Id. at 6 (strikethrough handwritten in original). He also acknowledged
that the restitution payments would survive even after the end
of his parole.
Id. at 4.
[28] Based on the plain language of the plea
agreement, Faisao agreed that, as a condition of his plea, he would pay
restitution to the
victims and make payments if given a fair opportunity to do
so. “A stipulation, by its very nature, indicates that no factual
dispute
exists, and therefore no evidentiary hearing is required.” Mallo,
2008 Guam 23 ¶ 54. A defendant who stipulates that he has the ability to
pay restitution waives his right to a hearing regarding his means
to pay the
restitution ordered. Id. Faisao was given the opportunity to consider
these conditions, and he knowingly chose to enter into the written agreement.
Therefore,
the trial court did not abuse its discretion by not considering
whether Faisao had the ability to pay the amount awarded in restitution.
V. CONCLUSION
[29] For the reasons set forth above, we VACATE the Addendum to Judgment, dated August 2, 2017. In addition, we REVERSE that portion of the Superior Court’s Findings of Facts and Conclusions of Law ordering Faisao to pay restitution to the Guam Department of Education in the amount of $86,461.03 for losses attributable to F.B. Leon Guerrero Middle School and REMAND with instructions to enter a new judgment not inconsistent with this Opinion.

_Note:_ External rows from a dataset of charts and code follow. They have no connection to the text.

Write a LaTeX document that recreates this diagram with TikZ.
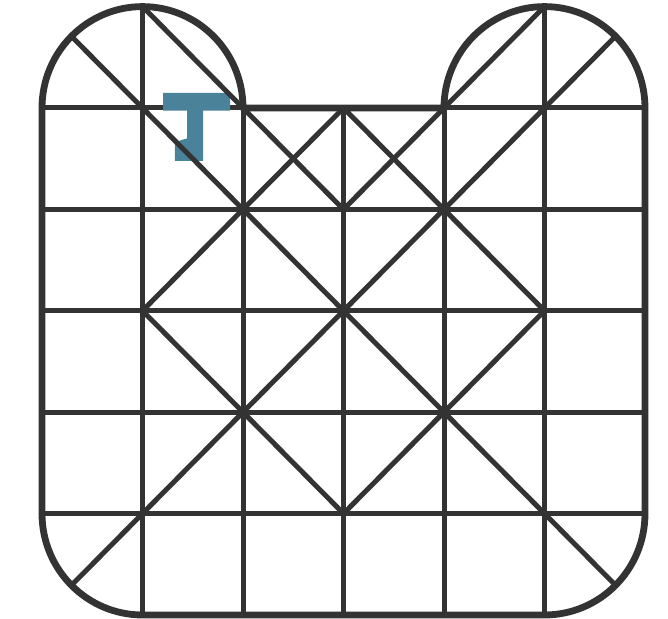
\documentclass[tikz,border=0pt]{standalone}
\usepackage{tikz}
\usepackage{xcolor}
\definecolor{gridgray}{HTML}{333333}
\definecolor{markblue}{HTML}{4A8299}

\begin{document}
\begin{tikzpicture}[x=50.25pt, y=50.7pt, line join=round,
    gridline/.style={gridgray, line width=2.5pt},
    rimline/.style={gridgray, line width=3.4pt}]
\useasboundingbox (-0.418,-0.039) rectangle (6.229,6.065);
% straight grid
\foreach \gx in {1,...,5}
    \draw[gridline] (\gx,0) -- (\gx,5);
\draw[gridline] (1,5) -- (1,6) (5,5) -- (5,6);
\foreach \gy in {1,...,5}
    \draw[gridline] (0,\gy) -- (6,\gy);
% blue mark
\fill[markblue] (1.204,5.148) -- (1.871,5.148) -- (1.871,4.975) -- (1.602,4.975)
    -- (1.602,4.479) -- (1.323,4.479) -- (1.323,4.665) -- (1.443,4.700)
    -- (1.443,4.975) -- (1.204,4.975) -- cycle;
% diagonals
\draw[gridline] (0.293,5.707) -- (5.707,0.293);
\draw[gridline] (5.707,5.707) -- (0.293,0.293);
\draw[gridline] (1,6) -- (2,5) -- (3,4) -- (4,5) -- (5,6);
\draw[gridline] (2,4) -- (3,5) -- (4,4);
\draw[gridline] (2,4) -- (1,3) -- (2,2) -- (3,1) -- (4,2) -- (5,3) -- (4,4);
% outline with ears
\draw[rimline] (0,5) arc[start angle=180, end angle=0, radius=1] -- (4,5)
    arc[start angle=180, end angle=0, radius=1] -- (6,1)
    arc[start angle=0, end angle=-90, radius=1] -- (1,0)
    arc[start angle=270, end angle=180, radius=1] -- cycle;
\end{tikzpicture}
\end{document}
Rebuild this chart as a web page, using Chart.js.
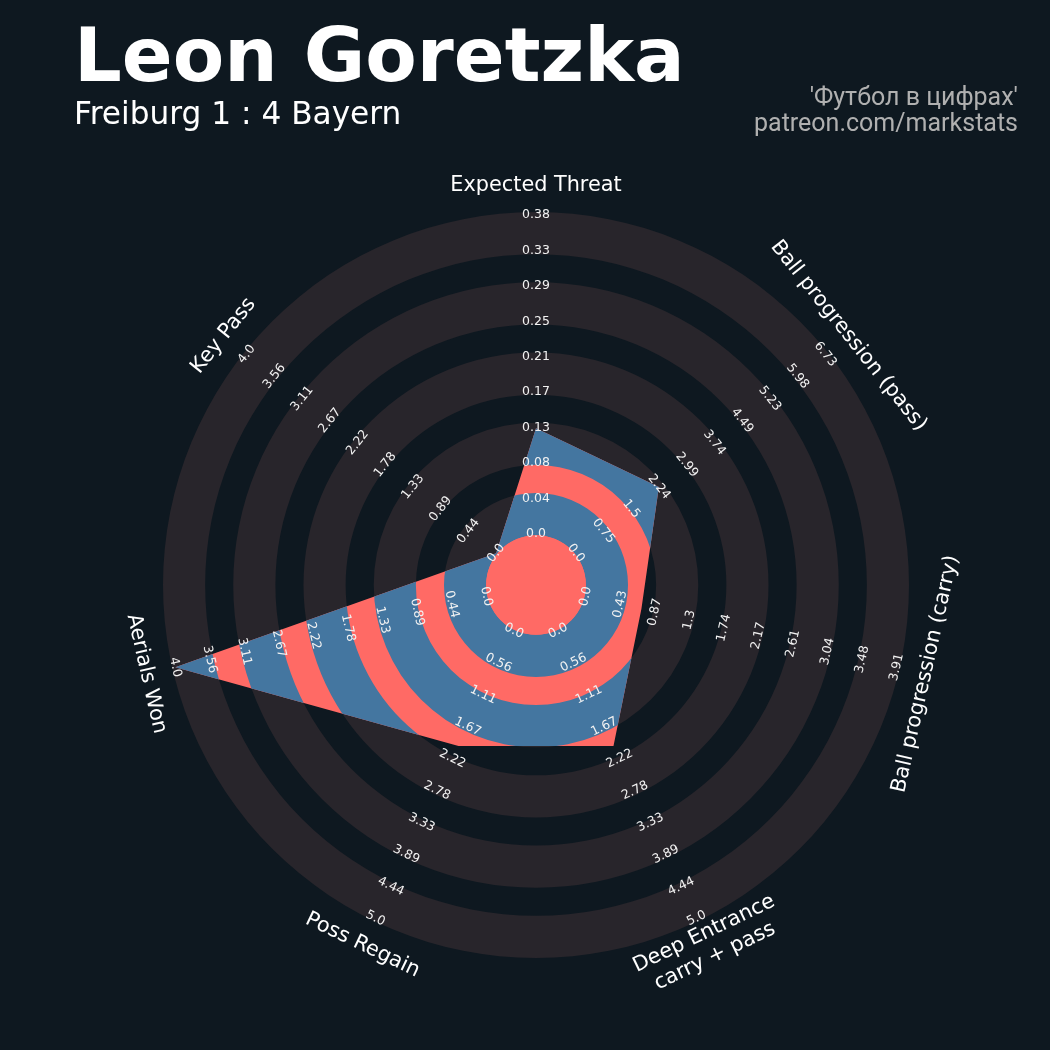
<!DOCTYPE html>
<html>
<head>
<meta charset="utf-8">
<script src="https://cdn.jsdelivr.net/npm/chart.js@4.4.1/dist/chart.umd.min.js"></script>
<style>
  html, body { margin: 0; padding: 0; background: #0e1820; }
  #wrap { position: relative; width: 1050px; height: 1050px; overflow: hidden; }
  #radar { position: absolute; left: 0; top: 0; }
  .txt { position: absolute; line-height: 1; white-space: nowrap; }
  #title { left: 74px; top: 11px; font: bold 75px "DejaVu Sans"; color: #ffffff; }
  #subtitle { left: 74px; top: 95px; font: 31.2px "DejaVu Sans"; color: #ffffff; }
  .credit { right: 32px; font: 25px Roboto; color: #b0b0b0; text-align: right; }
</style>
</head>
<body>
<div id="wrap">
  <canvas id="radar" width="1050" height="1050"></canvas>
  <div id="title" class="txt">Leon Goretzka</div>
  <div id="subtitle" class="txt">Freiburg 1 : 4 Bayern</div>
  <div class="txt credit" style="top:82px">'Футбол в цифрах'</div>
  <div class="txt credit" style="top:108px">patreon.com/markstats</div>
</div>
<script>
// ================================
// DATA
// ================================

// parameters, clockwise from the top
let params = [
  "Expected Threat",
  "Ball progression (pass)",
  "Ball progression (carry)",
  ["Deep Entrance", "carry + pass"],
  "Poss Regain",
  "Aerials Won",
  "Key Pass"
];

let minRange = [0, 0, 0, 0, 0, 0, 0];
let maxRange = [0.38, 6.73, 3.91, 5.0, 5.0, 4.0, 4.0];

// player values
let values = [0.126, 2.24, 0.70, 2.0, 2.0, 4.0, 0.0];

// range labels printed along each axis
let rangeLabels = [
  ["0.0", "0.04", "0.08", "0.13", "0.17", "0.21", "0.25", "0.29", "0.33", "0.38"],
  ["0.0", "0.75", "1.5", "2.24", "2.99", "3.74", "4.49", "5.23", "5.98", "6.73"],
  ["0.0", "0.43", "0.87", "1.3", "1.74", "2.17", "2.61", "3.04", "3.48", "3.91"],
  ["0.0", "0.56", "1.11", "1.67", "2.22", "2.78", "3.33", "3.89", "4.44", "5.0"],
  ["0.0", "0.56", "1.11", "1.67", "2.22", "2.78", "3.33", "3.89", "4.44", "5.0"],
  ["0.0", "0.44", "0.89", "1.33", "1.78", "2.22", "2.67", "3.11", "3.56", "4.0"],
  ["0.0", "0.44", "0.89", "1.33", "1.78", "2.22", "2.67", "3.11", "3.56", "4.0"]
];

// ================================
// RADAR GEOMETRY (in ring steps)
// ================================

const CENTER_R = 0.71;  // center circle
const RING_W = 0.6;     // width of each shaded ring
const N_RINGS = 5;
const OUTER_R = CENTER_R + (N_RINGS - 1) + RING_W;
const VAL_R0 = 0.726;   // where the min of every range sits
const VAL_R1 = 5.267;   // where the max sits
const LABEL_R = 5.69;   // parameter names

const RING_COLOR = "#28252b";
const RED = "#ff6a65";
const BLUE = "#4476a0";

function toRadius(i, v) {
  return VAL_R0 + (v - minRange[i]) / (maxRange[i] - minRange[i]) * (VAL_R1 - VAL_R0);
}

function ring(ctx, cx, cy, r1, r2) {
  ctx.beginPath();
  ctx.arc(cx, cy, r2, 0, Math.PI * 2);
  ctx.moveTo(cx + r1, cy);
  ctx.arc(cx, cy, r1, 0, Math.PI * 2, true);
  ctx.fill();
}

// text turned to follow the circle, flipped on the lower half
function drawTurned(ctx, scale, i, dist, lines, lineH) {
  let pos = scale.getPointPosition(i, dist);
  let a = scale.getIndexAngle(i);
  if (a > Math.PI / 2 && a < Math.PI * 1.5) a -= Math.PI;
  ctx.save();
  ctx.translate(pos.x, pos.y);
  ctx.rotate(a);
  lines.forEach((t, j) => {
    ctx.fillText(t, 0, (j - (lines.length - 1) / 2) * lineH);
  });
  ctx.restore();
}

const ringsPlugin = {
  id: "rings",
  beforeDatasetsDraw(chart) {
    let s = chart.scales.r;
    let ctx = chart.ctx;
    let d = v => s.getDistanceFromCenterForValue(v);
    ctx.save();
    ctx.fillStyle = RING_COLOR;
    for (let k = 0; k < N_RINGS; k++) {
      ring(ctx, s.xCenter, s.yCenter, d(CENTER_R + k), d(CENTER_R + k + RING_W));
    }
    ctx.restore();
  },
  afterDatasetsDraw(chart) {
    let s = chart.scales.r;
    let ctx = chart.ctx;
    let d = v => s.getDistanceFromCenterForValue(v);
    let pts = chart.getDatasetMeta(0).data;

    // rings inside the player polygon
    ctx.save();
    ctx.beginPath();
    pts.forEach((p, i) => i ? ctx.lineTo(p.x, p.y) : ctx.moveTo(p.x, p.y));
    ctx.closePath();
    ctx.clip();
    ctx.fillStyle = BLUE;
    for (let k = 0; k < N_RINGS; k++) {
      ring(ctx, s.xCenter, s.yCenter, d(CENTER_R + k), d(CENTER_R + k + RING_W));
    }
    ctx.restore();

    // center circle
    ctx.save();
    ctx.fillStyle = RED;
    ctx.beginPath();
    ctx.arc(s.xCenter, s.yCenter, d(CENTER_R), 0, Math.PI * 2);
    ctx.fill();
    ctx.restore();

    // range labels
    ctx.save();
    ctx.fillStyle = "#f2f2f2";
    ctx.font = "12.5px 'DejaVu Sans'";
    ctx.textAlign = "center";
    ctx.textBaseline = "middle";
    rangeLabels.forEach((labs, i) => {
      labs.forEach((t, k) => {
        let r = VAL_R0 + k / (labs.length - 1) * (VAL_R1 - VAL_R0);
        drawTurned(ctx, s, i, d(r), [t], 0);
      });
    });

    // parameter names
    ctx.fillStyle = "#ffffff";
    ctx.font = "20.8px 'DejaVu Sans'";
    params.forEach((p, i) => {
      let lines = Array.isArray(p) ? p : [p];
      drawTurned(ctx, s, i, d(LABEL_R), lines, 25);
    });
    ctx.restore();
  }
};

// ================================
// CHART
// ================================

let ctx = document.getElementById("radar").getContext("2d");

let radarChart = new Chart(ctx, {
  type: "radar",
  data: {
    labels: params,
    datasets: [{
      label: "Leon Goretzka",
      data: values.map((v, i) => toRadius(i, v)),
      backgroundColor: RED,
      borderWidth: 0,
      pointRadius: 0,
      fill: true,
      tension: 0
    }]
  },
  options: {
    responsive: false,
    animation: false,
    devicePixelRatio: 1,
    layout: {
      padding: { left: 163, top: 212, right: 141, bottom: 92 }
    },
    plugins: {
      legend: { display: false },
      tooltip: { enabled: false }
    },
    scales: {
      r: {
        min: 0,
        max: OUTER_R,
        startAngle: 0,
        grid: { display: false },
        angleLines: { display: false },
        pointLabels: { display: false },
        ticks: { display: false }
      }
    }
  },
  plugins: [ringsPlugin]
});
</script>
</body>
</html>
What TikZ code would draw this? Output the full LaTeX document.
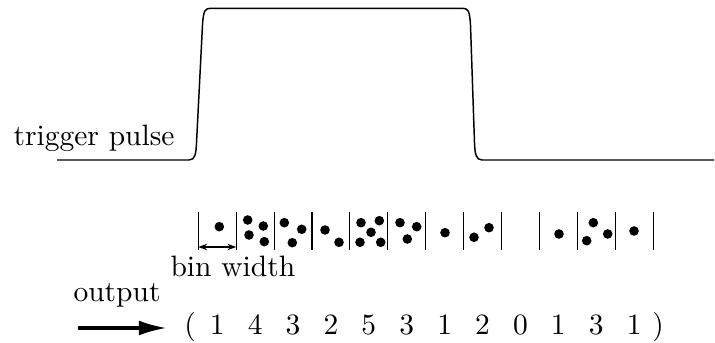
\documentclass[tikz,border=0pt]{standalone}
\usetikzlibrary{arrows.meta}
\begin{document}
\begin{tikzpicture}[x=0.339pt,y=-0.339pt,
  lbl/.style={inner sep=0pt,anchor=base},
  binline/.style={line width=0.4pt},
  pulse/.style={line width=0.5pt,line join=round},
  photon/.style={fill=black}]
\useasboundingbox (0,0) rectangle (715,343);

% trigger pulse
\draw[pulse] (57,160) -- (189,160)
  .. controls (195,160) and (196,154) .. (196.5,143)
  -- (202.5,25) .. controls (203.5,10) and (205,8.3) .. (211,8.3)
  -- (462,8.3) .. controls (468,8.3) and (469.5,10) .. (470.5,25)
  -- (474.5,143) .. controls (475,154) and (476,160) .. (482,160)
  -- (714,160);
\node[lbl,anchor=base west] (trig) at (13,146) {trigger pulse};

% bin boundaries
\foreach \k in {0,...,12}
  \draw[binline] ({198.3+37.9*\k},212) -- ({198.3+37.9*\k},250);

% detected photons
\foreach \p in {(219.3,226.7),
  (247.7,220),(263.3,226),(249,235),(264.3,241.7),
  (284.3,222.7),(301.7,229.3),(292.3,242.7),
  (325,230),(339,242.3),
  (361,222.7),(379.3,220.7),(371,232.3),(360,242.3),(380.7,242.3),
  (400,222.7),(416.7,226.7),(407.3,239),
  (445,232.7),
  (474,237.3),(489,227.7),
  (559,234),
  (593.3,222.7),(586.7,240.7),(607.7,234),
  (634,231)}
  \fill[photon] \p circle (4.8);

% bin width marker
\coordinate (bwL) at (198.3,247);
\coordinate (bwR) at (236.2,247);
\draw[line width=0.4pt,{Stealth[length=3pt,width=2.2pt]}-{Stealth[length=3pt,width=2.2pt]}] (bwL) -- (bwR);
\node[lbl,anchor=base west] (bw) at (170,276.5) {bin width};

% output sequence
\node[lbl,anchor=base west] (outlbl) at (73,302) {output};
\node[lbl] (lp) at (190,335) {(};
\node[lbl] (rp) at (658,335) {)};
\foreach \n [count=\i from 0] in {1,4,3,2,5,3,1,2,0,1,3,1}
  \node[lbl] (c\i) at ({198.3+37.9*(\i+0.5)},335) {\n};
\coordinate (arrS) at (78,328);
\coordinate (arrE) at (167,328);
\draw[line width=1.1pt,-{Latex[length=9.5pt,width=5pt]}] (arrS) -- (arrE);
\end{tikzpicture}
\end{document}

[1] We have not yet addressed the burden of proof that the government bears in this context. Under federal law, the government bears the burden of establishing gain or loss by a preponderance of the evidence. See 18 U.S.C.A. § 3664(e) (current through Pub. L. 115-281 (2018)). This standard, however, is expressly set forth in the relevant statute. See id. In contrast, Guam statutory law is silent on this issue. See 9 GCA §§ 80.50-80.58 (2005). Because the parties have not briefed this issue, and the determination of this question does not ultimately affect our resolution of this appeal, we assume solely for purposes of this appeal that a preponderance standard applies. Resolution of this question is left to a future case.